Start of Dataset excerpts

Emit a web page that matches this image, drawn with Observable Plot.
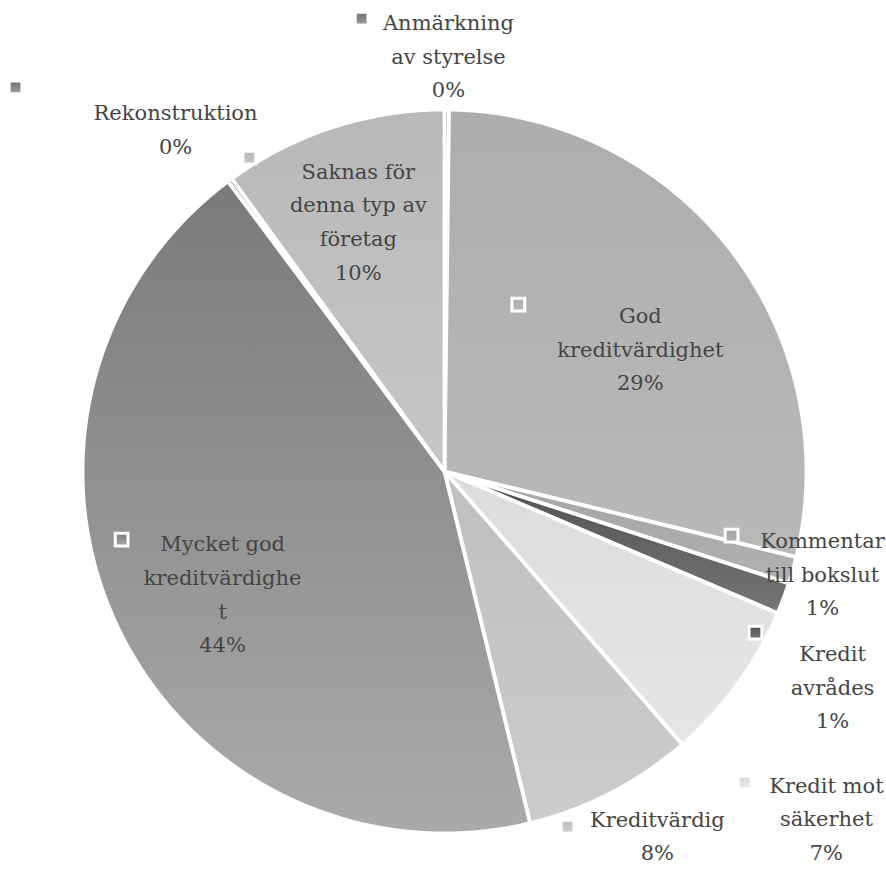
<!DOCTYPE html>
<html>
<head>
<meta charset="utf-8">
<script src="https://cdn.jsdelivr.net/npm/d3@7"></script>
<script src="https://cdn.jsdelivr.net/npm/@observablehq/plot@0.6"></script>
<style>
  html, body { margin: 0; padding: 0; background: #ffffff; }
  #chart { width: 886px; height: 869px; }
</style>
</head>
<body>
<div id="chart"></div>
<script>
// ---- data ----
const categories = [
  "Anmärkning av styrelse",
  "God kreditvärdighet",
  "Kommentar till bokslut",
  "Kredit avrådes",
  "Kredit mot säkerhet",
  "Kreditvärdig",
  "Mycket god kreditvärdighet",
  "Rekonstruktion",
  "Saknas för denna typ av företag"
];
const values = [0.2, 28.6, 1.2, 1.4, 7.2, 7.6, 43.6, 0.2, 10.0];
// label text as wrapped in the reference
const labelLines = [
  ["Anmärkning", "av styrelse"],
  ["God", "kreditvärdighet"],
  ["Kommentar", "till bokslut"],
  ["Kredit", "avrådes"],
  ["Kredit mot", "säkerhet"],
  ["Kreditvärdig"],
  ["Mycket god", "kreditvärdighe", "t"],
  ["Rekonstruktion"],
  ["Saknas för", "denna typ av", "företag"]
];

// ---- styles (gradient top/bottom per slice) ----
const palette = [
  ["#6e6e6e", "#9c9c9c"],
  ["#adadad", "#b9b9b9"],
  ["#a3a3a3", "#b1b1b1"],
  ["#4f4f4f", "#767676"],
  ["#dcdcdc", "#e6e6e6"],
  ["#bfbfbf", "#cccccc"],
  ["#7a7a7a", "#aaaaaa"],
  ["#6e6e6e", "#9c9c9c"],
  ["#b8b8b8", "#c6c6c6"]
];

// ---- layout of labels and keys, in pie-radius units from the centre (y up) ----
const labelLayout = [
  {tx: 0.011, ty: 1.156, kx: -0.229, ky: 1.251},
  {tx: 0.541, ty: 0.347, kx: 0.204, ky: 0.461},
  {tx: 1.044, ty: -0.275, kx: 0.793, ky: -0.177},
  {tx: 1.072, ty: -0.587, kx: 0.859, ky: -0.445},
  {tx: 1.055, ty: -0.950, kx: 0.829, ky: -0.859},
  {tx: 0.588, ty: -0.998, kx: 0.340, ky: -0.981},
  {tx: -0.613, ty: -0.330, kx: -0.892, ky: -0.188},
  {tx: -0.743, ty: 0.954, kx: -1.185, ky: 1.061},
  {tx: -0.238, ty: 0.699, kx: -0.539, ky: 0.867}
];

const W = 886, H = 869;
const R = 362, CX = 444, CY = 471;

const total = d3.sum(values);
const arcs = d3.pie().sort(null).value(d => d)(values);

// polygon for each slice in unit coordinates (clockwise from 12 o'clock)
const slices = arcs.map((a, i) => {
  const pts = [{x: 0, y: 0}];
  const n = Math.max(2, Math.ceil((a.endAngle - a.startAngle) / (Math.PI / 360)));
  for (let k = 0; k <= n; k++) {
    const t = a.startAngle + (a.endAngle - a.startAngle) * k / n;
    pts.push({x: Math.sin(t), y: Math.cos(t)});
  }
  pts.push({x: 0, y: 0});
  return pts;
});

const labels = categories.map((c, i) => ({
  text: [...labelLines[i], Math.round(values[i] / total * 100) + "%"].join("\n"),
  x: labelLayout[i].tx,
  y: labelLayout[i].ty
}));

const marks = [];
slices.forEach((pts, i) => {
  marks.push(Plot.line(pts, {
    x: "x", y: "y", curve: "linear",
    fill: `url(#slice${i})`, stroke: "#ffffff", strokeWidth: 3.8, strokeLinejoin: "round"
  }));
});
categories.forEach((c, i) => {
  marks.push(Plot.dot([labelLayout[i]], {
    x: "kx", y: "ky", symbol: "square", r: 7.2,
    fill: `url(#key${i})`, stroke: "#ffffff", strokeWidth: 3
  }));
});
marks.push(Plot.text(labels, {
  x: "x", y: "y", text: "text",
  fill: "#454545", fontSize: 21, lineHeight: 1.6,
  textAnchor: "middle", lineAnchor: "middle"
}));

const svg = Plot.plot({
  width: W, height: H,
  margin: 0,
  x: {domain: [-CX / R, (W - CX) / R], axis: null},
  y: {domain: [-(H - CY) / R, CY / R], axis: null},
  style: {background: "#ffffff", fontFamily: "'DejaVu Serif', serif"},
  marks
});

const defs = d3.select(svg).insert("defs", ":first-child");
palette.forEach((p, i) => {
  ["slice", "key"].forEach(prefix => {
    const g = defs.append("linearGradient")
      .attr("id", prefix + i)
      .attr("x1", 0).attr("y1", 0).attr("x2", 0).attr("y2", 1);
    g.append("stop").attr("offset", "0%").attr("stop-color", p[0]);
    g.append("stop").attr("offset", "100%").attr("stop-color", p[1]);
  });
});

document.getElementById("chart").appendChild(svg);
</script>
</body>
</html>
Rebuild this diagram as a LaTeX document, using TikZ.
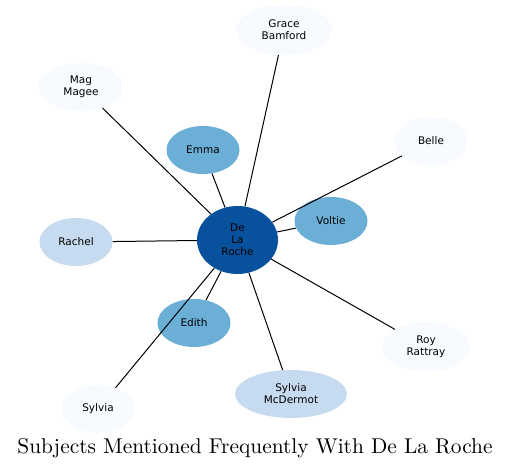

End of Dataset excerpts

Instruction
Could you reproduce every record above exactly, leaving out the pictures?

Final result
Emit a web page that matches this image, drawn with Observable Plot.
<!DOCTYPE html>
<html>
<head>
<meta charset="utf-8">
<script src="https://cdn.jsdelivr.net/npm/d3@7"></script>
<script src="https://cdn.jsdelivr.net/npm/@observablehq/plot@0.6"></script>
<style>
  html, body { margin: 0; padding: 0; background: #ffffff; }
  #chart { width: 886px; height: 869px; }
</style>
</head>
<body>
<div id="chart"></div>
<script>
// ---- data ----
const categories = [
  "Anmärkning av styrelse",
  "God kreditvärdighet",
  "Kommentar till bokslut",
  "Kredit avrådes",
  "Kredit mot säkerhet",
  "Kreditvärdig",
  "Mycket god kreditvärdighet",
  "Rekonstruktion",
  "Saknas för denna typ av företag"
];
const values = [0.2, 28.6, 1.2, 1.4, 7.2, 7.6, 43.6, 0.2, 10.0];
// label text as wrapped in the reference
const labelLines = [
  ["Anmärkning", "av styrelse"],
  ["God", "kreditvärdighet"],
  ["Kommentar", "till bokslut"],
  ["Kredit", "avrådes"],
  ["Kredit mot", "säkerhet"],
  ["Kreditvärdig"],
  ["Mycket god", "kreditvärdighe", "t"],
  ["Rekonstruktion"],
  ["Saknas för", "denna typ av", "företag"]
];

// ---- styles (gradient top/bottom per slice) ----
const palette = [
  ["#6e6e6e", "#9c9c9c"],
  ["#adadad", "#b9b9b9"],
  ["#a3a3a3", "#b1b1b1"],
  ["#4f4f4f", "#767676"],
  ["#dcdcdc", "#e6e6e6"],
  ["#bfbfbf", "#cccccc"],
  ["#7a7a7a", "#aaaaaa"],
  ["#6e6e6e", "#9c9c9c"],
  ["#b8b8b8", "#c6c6c6"]
];

// ---- layout of labels and keys, in pie-radius units from the centre (y up) ----
const labelLayout = [
  {tx: 0.011, ty: 1.156, kx: -0.229, ky: 1.251},
  {tx: 0.541, ty: 0.347, kx: 0.204, ky: 0.461},
  {tx: 1.044, ty: -0.275, kx: 0.793, ky: -0.177},
  {tx: 1.072, ty: -0.587, kx: 0.859, ky: -0.445},
  {tx: 1.055, ty: -0.950, kx: 0.829, ky: -0.859},
  {tx: 0.588, ty: -0.998, kx: 0.340, ky: -0.981},
  {tx: -0.613, ty: -0.330, kx: -0.892, ky: -0.188},
  {tx: -0.743, ty: 0.954, kx: -1.185, ky: 1.061},
  {tx: -0.238, ty: 0.699, kx: -0.539, ky: 0.867}
];

const W = 886, H = 869;
const R = 362, CX = 444, CY = 471;

const total = d3.sum(values);
const arcs = d3.pie().sort(null).value(d => d)(values);

// polygon for each slice in unit coordinates (clockwise from 12 o'clock)
const slices = arcs.map((a, i) => {
  const pts = [{x: 0, y: 0}];
  const n = Math.max(2, Math.ceil((a.endAngle - a.startAngle) / (Math.PI / 360)));
  for (let k = 0; k <= n; k++) {
    const t = a.startAngle + (a.endAngle - a.startAngle) * k / n;
    pts.push({x: Math.sin(t), y: Math.cos(t)});
  }
  pts.push({x: 0, y: 0});
  return pts;
});

const labels = categories.map((c, i) => ({
  text: [...labelLines[i], Math.round(values[i] / total * 100) + "%"].join("\n"),
  x: labelLayout[i].tx,
  y: labelLayout[i].ty
}));

const marks = [];
slices.forEach((pts, i) => {
  marks.push(Plot.line(pts, {
    x: "x", y: "y", curve: "linear",
    fill: `url(#slice${i})`, stroke: "#ffffff", strokeWidth: 3.8, strokeLinejoin: "round"
  }));
});
categories.forEach((c, i) => {
  marks.push(Plot.dot([labelLayout[i]], {
    x: "kx", y: "ky", symbol: "square", r: 7.2,
    fill: `url(#key${i})`, stroke: "#ffffff", strokeWidth: 3
  }));
});
marks.push(Plot.text(labels, {
  x: "x", y: "y", text: "text",
  fill: "#454545", fontSize: 21, lineHeight: 1.6,
  textAnchor: "middle", lineAnchor: "middle"
}));

const svg = Plot.plot({
  width: W, height: H,
  margin: 0,
  x: {domain: [-CX / R, (W - CX) / R], axis: null},
  y: {domain: [-(H - CY) / R, CY / R], axis: null},
  style: {background: "#ffffff", fontFamily: "'DejaVu Serif', serif"},
  marks
});

const defs = d3.select(svg).insert("defs", ":first-child");
palette.forEach((p, i) => {
  ["slice", "key"].forEach(prefix => {
    const g = defs.append("linearGradient")
      .attr("id", prefix + i)
      .attr("x1", 0).attr("y1", 0).attr("x2", 0).attr("y2", 1);
    g.append("stop").attr("offset", "0%").attr("stop-color", p[0]);
    g.append("stop").attr("offset", "100%").attr("stop-color", p[1]);
  });
});

document.getElementById("chart").appendChild(svg);
</script>
</body>
</html>
Rebuild this diagram as a LaTeX document, using TikZ.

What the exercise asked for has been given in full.